Hydraulic fracturing technology is pivotal in the exploration and development of oil and gas fields. Among various methods, electromagnetic monitoring stands out for its nondestructive nature and high accuracy, proving to be an effective tool for evaluating hydraulic fracturing. This paper aims to advance the field by enhancing traditional fracture monitoring devices and creating an experimental teaching platform for online monitoring of hydraulic fractures using electromagnetic methods.

The proposed teaching platform integrates both numerical simulations and laboratory experiments. Initially, COMSOL software was used to conduct numerical simulations on the electromagnetic crack monitoring process, and then the laboratory experiment scheme was optimized based on the numerical simulation results. Subsequently, the teacher guided the students to conduct the laboratory fracture model monitoring experiment, and compared their results with those from the numerical simulations. This dual approach, combining virtual simulation experiments with hands-on laboratory work, allows for a deep dive into electromagnetic fracture monitoring technology. It opens avenues to explore the relationship between electromagnetic monitoring signals and fracture parameters more thoroughly. In the simulation phase, COMSOL was used to model the three-dimensional formation, wellbore, fracture, and electromagnetic detection tool. The mathematical model and boundary conditions of finite-element simulations were established based on Maxwell’s equations, and each model is meshed according to its interconnectivity. After establishing the simulation model, experiments were carried out to monitor the electromagnetic response signals of different fracture models. Numerical simulation exercises not only address students’ uncertainties and complexities in the subject matter but also enhance their understanding and feedback on the experiment. The laboratory experiments, designed to mirror field fracturing processes, feature a visual fracture simulation system and a three-dimensional electromagnetic induction probe. Through this setup, students directly observe the fracture filling and monitoring process, collecting electromagnetic response signals with the probe. Laboratory experiments can exercise students’ practical skills. Comparing these experimental results with numerical simulation results improves the comprehensive research ability of students.
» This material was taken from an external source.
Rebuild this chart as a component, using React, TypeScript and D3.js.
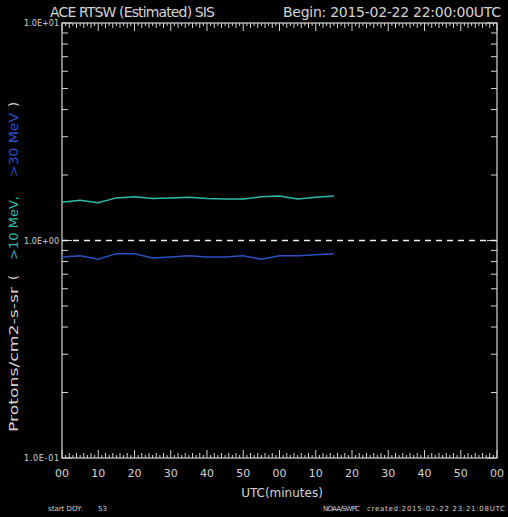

The comparative analysis of electromagnetic fracture monitoring results from both numeral simulations and laboratory experiments reveals 1) a positive correlation between the signal amplitude fluctuations and the total volume of fracture; 2) the ability to infer the fracture location based on the signal fluctuation range; and 3) the similarity between numerical simulation results and experimental data, affirming the accuracy of the experiment.
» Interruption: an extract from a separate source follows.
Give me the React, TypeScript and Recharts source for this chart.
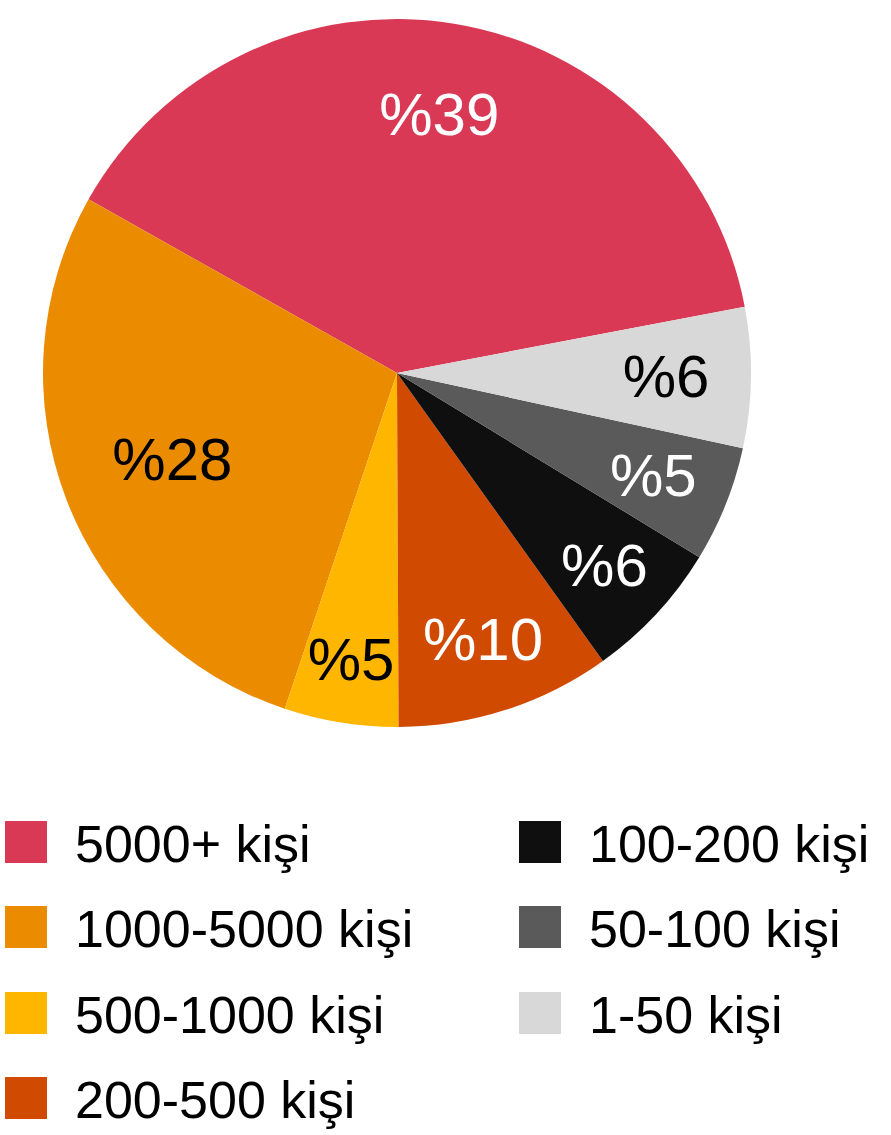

The teaching platform for electromagnetic monitoring of hydraulic fractures combines virtual simulation experiments with indoor electromagnetic signal monitoring to deepen the understanding of electromagnetic fracture monitoring technology. Through a series of educational modules, including COMSOL virtual fracture simulations, monitoring of fracture filling processes, laboratory fracture monitoring, and comparative analysis of monitoring signals, students explore the relationship between fracture parameters and electromagnetic monitoring signals. This comprehensive approach not only lays a theoretical foundation for the effective inversion of fracture parameters but also enhances student’s grasp of relevant theoretical concepts, fostering their research and engineering practice skills. By engaging with this cutting-edge academic and applied experimental project, students are encouraged to develop their independent innovation and practical inquiry abilities. The platform promotes the advancement of hydraulic fracture monitoring technology. In addition, the teaching platform has been upgraded by adopting constructive and innovative ideas, positioning itself at the forefront of innovative research in the field.